Most Helpful Girls
I would sell Sushi. It is probably a lot easier to make than other forms of restaurant food and if you fail to sell your quota of Sushi - you can eat it before it goes bad. I would love to be a sushi shop owner!
Most Helpful Guy
I have a couple of ideas.
Since my wife is Korean, I would love to open an authentic Korean restaurant with her. I have some pretty cool ideas such as separating the restaurant into two areas according to the kind of food that is being served. One area would be for Korean BBQ. It would be louder and smokier and a great place to go for a fun/casual night out. We'd play loud K-pop music just like in the real Korean BBQ restaurants in Shinchon or Hongdae. The other area (maybe upstairs) would be more serene and quiet. I'd make it so that all the walls and doors are made from wood and paper, like in the traditional Korean hanok. Rather than at a "normal", western table, people would be kneeling on a pillow or on a tatami mat on the floor. In this part of the restaurant I'd serve more elevated Korean cuisine, including a number of stews, mixed rice (bibimbap), many different sides (banchan) and so on. Perhaps also a Koreanized play on Japanese Kaiseki.

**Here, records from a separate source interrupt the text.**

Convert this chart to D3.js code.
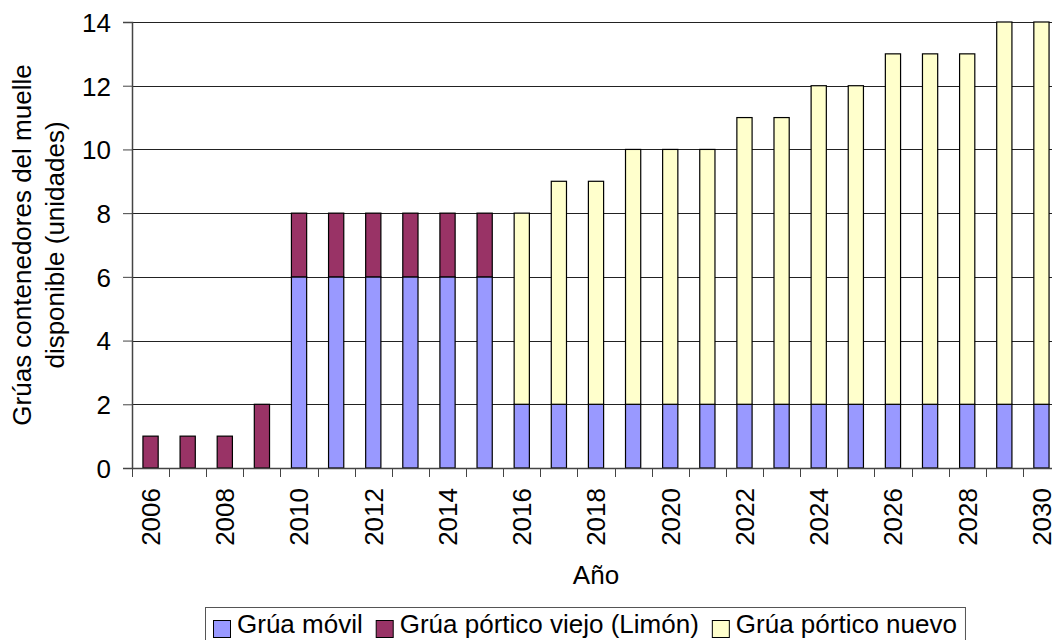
<!DOCTYPE html>
<html>
<head>
<meta charset="utf-8">
<script src="https://cdn.jsdelivr.net/npm/d3@7"></script>
<style>
  body { margin: 0; background: #fff; }
  svg text { font-family: "Liberation Sans", Arial, sans-serif; fill: #000; }
</style>
</head>
<body>
<div id="chart"></div>
<script>
// data
const years = [2006, 2007, 2008, 2009, 2010, 2011, 2012, 2013, 2014, 2015, 2016, 2017, 2018,
  2019, 2020, 2021, 2022, 2023, 2024, 2025, 2026, 2027, 2028, 2029, 2030];
const gruaMovil = [0, 0, 0, 0, 6, 6, 6, 6, 6, 6, 2, 2, 2, 2, 2, 2, 2, 2, 2, 2, 2, 2, 2, 2, 2];
const porticoViejo = [1, 1, 1, 2, 2, 2, 2, 2, 2, 2, 0, 0, 0, 0, 0, 0, 0, 0, 0, 0, 0, 0, 0, 0, 0];
const porticoNuevo = [0, 0, 0, 0, 0, 0, 0, 0, 0, 0, 6, 7, 7, 8, 8, 8, 9, 9, 10, 10, 11, 11, 11, 12, 12];
const seriesNames = ["Grúa móvil", "Grúa pórtico viejo (Limón)", "Grúa pórtico nuevo"];
const seriesColors = ["#9999ff", "#993366", "#ffffcc"];
const yTicks = [0, 2, 4, 6, 8, 10, 12, 14];

const width = 1052, height = 640;
const plotLeft = 132, plotRight = 1060, plotTop = 22, plotBottom = 468;

const svg = d3.select("#chart").append("svg")
    .attr("width", width)
    .attr("height", height);

// build rows for the stack
const keys = ["movil", "viejo", "nuevo"];
const rows = years.map((yr, i) => ({ year: yr, movil: gruaMovil[i], viejo: porticoViejo[i], nuevo: porticoNuevo[i] }));
const stacked = d3.stack().keys(keys)(rows);

const x = d3.scaleBand()
    .domain(years)
    .range([plotLeft, plotRight])
    .paddingInner(0.59)
    .paddingOuter(0.295);

// plain band scale for category boundaries (tick marks)
const xCat = d3.scaleBand().domain(years).range([plotLeft, plotRight]).padding(0);

const y = d3.scaleLinear().domain([0, 14]).range([plotBottom, plotTop]);

// gridlines
svg.append("g")
    .selectAll("line")
    .data(yTicks)
    .join("line")
    .attr("x1", plotLeft).attr("x2", plotRight)
    .attr("y1", d => Math.round(y(d)) + 0.5)
    .attr("y2", d => Math.round(y(d)) + 0.5)
    .attr("stroke", "#222")
    .attr("stroke-width", 1);

// bars
svg.append("g")
    .selectAll("g")
    .data(stacked)
    .join("g")
    .attr("fill", (d, i) => seriesColors[i])
    .selectAll("rect")
    .data(d => d.filter(s => s[1] > s[0]))
    .join("rect")
    .attr("x", d => x(d.data.year))
    .attr("width", x.bandwidth())
    .attr("y", d => y(d[1]))
    .attr("height", d => y(d[0]) - y(d[1]))
    .attr("stroke", "#000")
    .attr("stroke-width", 1.2);

// y axis
const yAxis = svg.append("g")
    .attr("transform", `translate(${plotLeft},0)`)
    .call(d3.axisLeft(y).tickValues(yTicks).tickSize(9).tickPadding(12).tickFormat(d3.format("d")));
yAxis.select(".domain").attr("stroke", "#444").attr("stroke-width", 1.5);
yAxis.selectAll(".tick line").attr("stroke", "#444");
yAxis.selectAll(".tick text")
    .style("font-size", "26px")
    .attr("dy", "0.36em");

// x axis line and tick marks between categories
svg.append("line")
    .attr("x1", plotLeft).attr("x2", plotRight)
    .attr("y1", plotBottom + 0.5).attr("y2", plotBottom + 0.5)
    .attr("stroke", "#444").attr("stroke-width", 1.5);

const bounds = years.map(d => xCat(d)).concat([plotRight]);
svg.append("g")
    .selectAll("line")
    .data(bounds)
    .join("line")
    .attr("x1", d => Math.round(d) + 0.5).attr("x2", d => Math.round(d) + 0.5)
    .attr("y1", plotBottom).attr("y2", plotBottom + 9)
    .attr("stroke", "#444");

// x tick labels, every other year, rotated
svg.append("g")
    .selectAll("text")
    .data(years.filter(d => d % 2 === 0))
    .join("text")
    .attr("transform", d => `translate(${xCat(d) + xCat.bandwidth() / 2},488) rotate(-90)`)
    .attr("text-anchor", "end")
    .attr("dy", "0.36em")
    .style("font-size", "26px")
    .text(d => d);

// axis titles
svg.append("text")
    .attr("x", (plotLeft + plotRight) / 2)
    .attr("y", 584)
    .attr("text-anchor", "middle")
    .style("font-size", "26px")
    .text("Año");

const yTitle = svg.append("text")
    .attr("transform", `translate(0,${(plotTop + plotBottom) / 2}) rotate(-90)`)
    .attr("text-anchor", "middle")
    .style("font-size", "26px");
yTitle.append("tspan").attr("x", 0).attr("y", 31).text("Grúas contenedores del muelle");
yTitle.append("tspan").attr("x", 0).attr("y", 64).text("disponible (unidades)");

// legend
const legend = svg.append("g");
const legendBox = legend.append("rect")
    .attr("x", 205.5).attr("y", 607.5)
    .attr("height", 60)
    .attr("fill", "#fff")
    .attr("stroke", "#555");

let lx = 213;
seriesNames.forEach((name, i) => {
  legend.append("rect")
      .attr("x", lx + 0.5).attr("y", 620.5)
      .attr("width", 17).attr("height", 17)
      .attr("fill", seriesColors[i])
      .attr("stroke", "#000");
  const t = legend.append("text")
      .attr("x", lx + 24)
      .attr("y", 633)
      .style("font-size", "26px")
      .text(name);
  lx += 24 + t.node().getComputedTextLength() + 13;
});
legendBox.attr("width", lx - 205 - 5);
</script>
</body>
</html>
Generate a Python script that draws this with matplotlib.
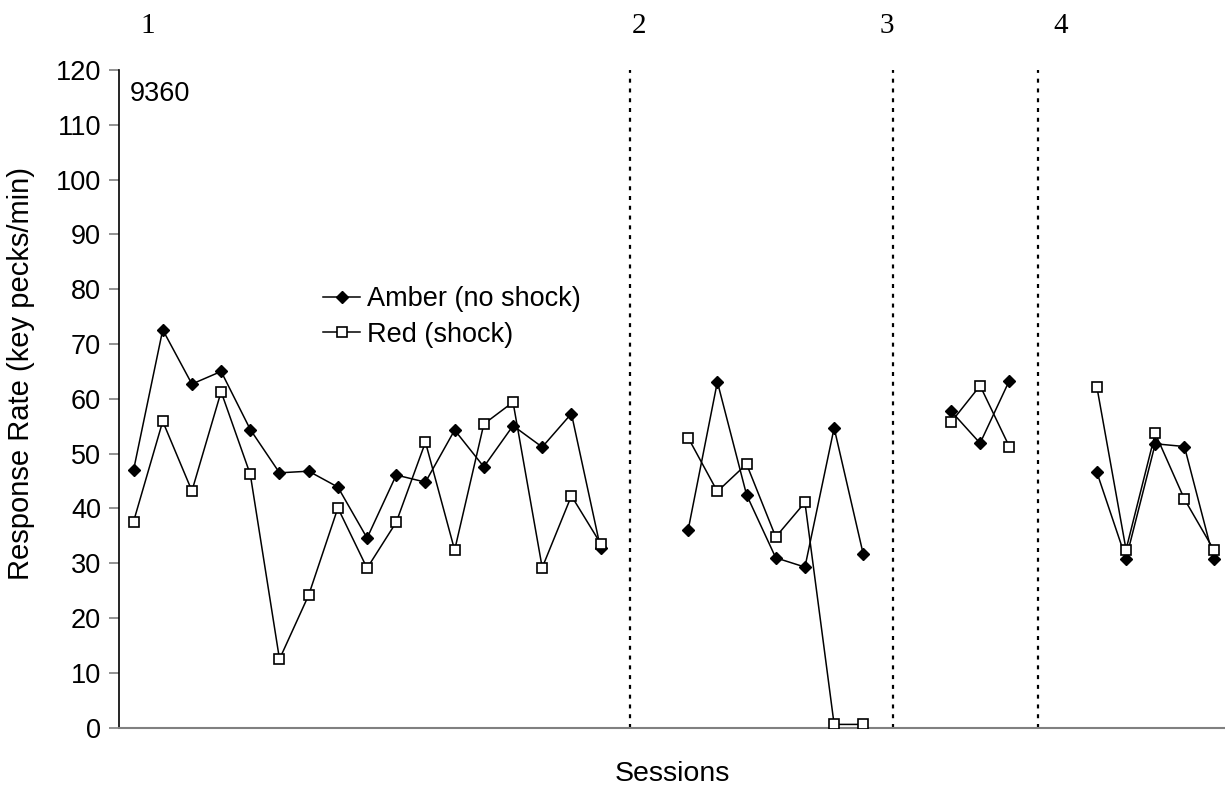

This would be a great restaurant to open here in Switzerland, as there is currently not a single, truly good Korean restaurant in my country. Even in the largest city of Switzerland, Zurich, there are currently only two Korean restaurants and their menus are very limited. In my city, there is no Korean restaurant at all (although the city is pretty big).
So, I feel like this would definitely fill a market gap. The question is whether Swiss people are really ready for Korean food or whether they wouldn't even visit my restaurant (considering even Sushi is considered pretty exotic here).
Another idea I have is to open a café that is also a bookstore and/or library. I've taken this idea from a book store I once visited in Paris. I loved how cozy it felt. It was an old building and there were thousands of books in there. All the bookshelves were very high and the floor/walls/ceiling was wooden. It almost felt like a bookstore in Harry Potter. They had a lot of "alternative" books that other, big stores don't have.
The only thing that was missing there was an area with some comfy armchairs, a chimney, a couch etc. where people can sit down and order a cup of tea and a piece of cake while they're reading. I'd love to do something like that.